Omit all images. Write out the rest of the material exactly.

******

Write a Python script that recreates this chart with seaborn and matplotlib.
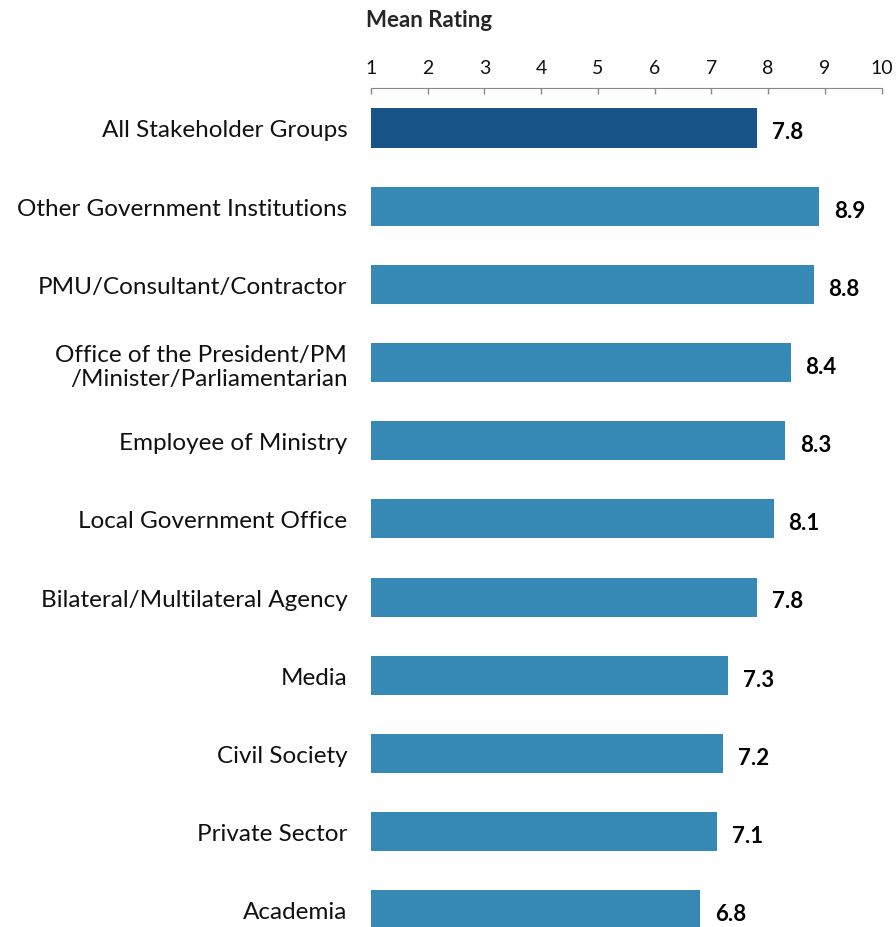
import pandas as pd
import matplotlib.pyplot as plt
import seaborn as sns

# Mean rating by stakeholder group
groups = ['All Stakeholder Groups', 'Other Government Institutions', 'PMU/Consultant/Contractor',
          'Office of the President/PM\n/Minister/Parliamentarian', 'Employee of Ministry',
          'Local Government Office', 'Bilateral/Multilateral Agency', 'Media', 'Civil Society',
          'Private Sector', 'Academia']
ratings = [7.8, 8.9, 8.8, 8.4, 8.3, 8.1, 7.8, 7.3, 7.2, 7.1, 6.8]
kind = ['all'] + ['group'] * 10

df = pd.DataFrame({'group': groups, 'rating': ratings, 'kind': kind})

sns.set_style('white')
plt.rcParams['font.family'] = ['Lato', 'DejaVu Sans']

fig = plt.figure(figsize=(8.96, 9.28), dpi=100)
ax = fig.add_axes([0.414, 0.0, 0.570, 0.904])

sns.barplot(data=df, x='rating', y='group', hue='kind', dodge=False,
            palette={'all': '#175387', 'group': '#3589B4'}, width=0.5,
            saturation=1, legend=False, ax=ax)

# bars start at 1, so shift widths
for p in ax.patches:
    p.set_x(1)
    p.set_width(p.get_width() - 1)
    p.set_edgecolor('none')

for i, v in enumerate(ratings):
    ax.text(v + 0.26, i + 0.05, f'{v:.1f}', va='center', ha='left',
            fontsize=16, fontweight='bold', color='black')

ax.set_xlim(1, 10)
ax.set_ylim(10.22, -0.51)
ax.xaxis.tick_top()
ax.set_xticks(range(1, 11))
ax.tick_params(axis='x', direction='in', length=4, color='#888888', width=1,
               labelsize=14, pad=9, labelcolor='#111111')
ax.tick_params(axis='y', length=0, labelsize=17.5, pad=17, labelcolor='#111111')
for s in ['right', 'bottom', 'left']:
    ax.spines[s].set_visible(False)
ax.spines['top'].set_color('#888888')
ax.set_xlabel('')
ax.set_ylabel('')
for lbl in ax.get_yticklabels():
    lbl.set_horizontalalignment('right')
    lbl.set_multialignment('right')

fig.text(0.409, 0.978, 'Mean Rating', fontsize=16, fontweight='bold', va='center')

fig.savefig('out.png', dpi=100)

******

→ **IN RESPONSE**
Write a Python script that recreates this chart with seaborn and matplotlib.
import pandas as pd
import matplotlib.pyplot as plt
import seaborn as sns

# Mean rating by stakeholder group
groups = ['All Stakeholder Groups', 'Other Government Institutions', 'PMU/Consultant/Contractor',
          'Office of the President/PM\n/Minister/Parliamentarian', 'Employee of Ministry',
          'Local Government Office', 'Bilateral/Multilateral Agency', 'Media', 'Civil Society',
          'Private Sector', 'Academia']
ratings = [7.8, 8.9, 8.8, 8.4, 8.3, 8.1, 7.8, 7.3, 7.2, 7.1, 6.8]
kind = ['all'] + ['group'] * 10

df = pd.DataFrame({'group': groups, 'rating': ratings, 'kind': kind})

sns.set_style('white')
plt.rcParams['font.family'] = ['Lato', 'DejaVu Sans']

fig = plt.figure(figsize=(8.96, 9.28), dpi=100)
ax = fig.add_axes([0.414, 0.0, 0.570, 0.904])

sns.barplot(data=df, x='rating', y='group', hue='kind', dodge=False,
            palette={'all': '#175387', 'group': '#3589B4'}, width=0.5,
            saturation=1, legend=False, ax=ax)

# bars start at 1, so shift widths
for p in ax.patches:
    p.set_x(1)
    p.set_width(p.get_width() - 1)
    p.set_edgecolor('none')

for i, v in enumerate(ratings):
    ax.text(v + 0.26, i + 0.05, f'{v:.1f}', va='center', ha='left',
            fontsize=16, fontweight='bold', color='black')

ax.set_xlim(1, 10)
ax.set_ylim(10.22, -0.51)
ax.xaxis.tick_top()
ax.set_xticks(range(1, 11))
ax.tick_params(axis='x', direction='in', length=4, color='#888888', width=1,
               labelsize=14, pad=9, labelcolor='#111111')
ax.tick_params(axis='y', length=0, labelsize=17.5, pad=17, labelcolor='#111111')
for s in ['right', 'bottom', 'left']:
    ax.spines[s].set_visible(False)
ax.spines['top'].set_color('#888888')
ax.set_xlabel('')
ax.set_ylabel('')
for lbl in ax.get_yticklabels():
    lbl.set_horizontalalignment('right')
    lbl.set_multialignment('right')

fig.text(0.409, 0.978, 'Mean Rating', fontsize=16, fontweight='bold', va='center')

fig.savefig('out.png', dpi=100)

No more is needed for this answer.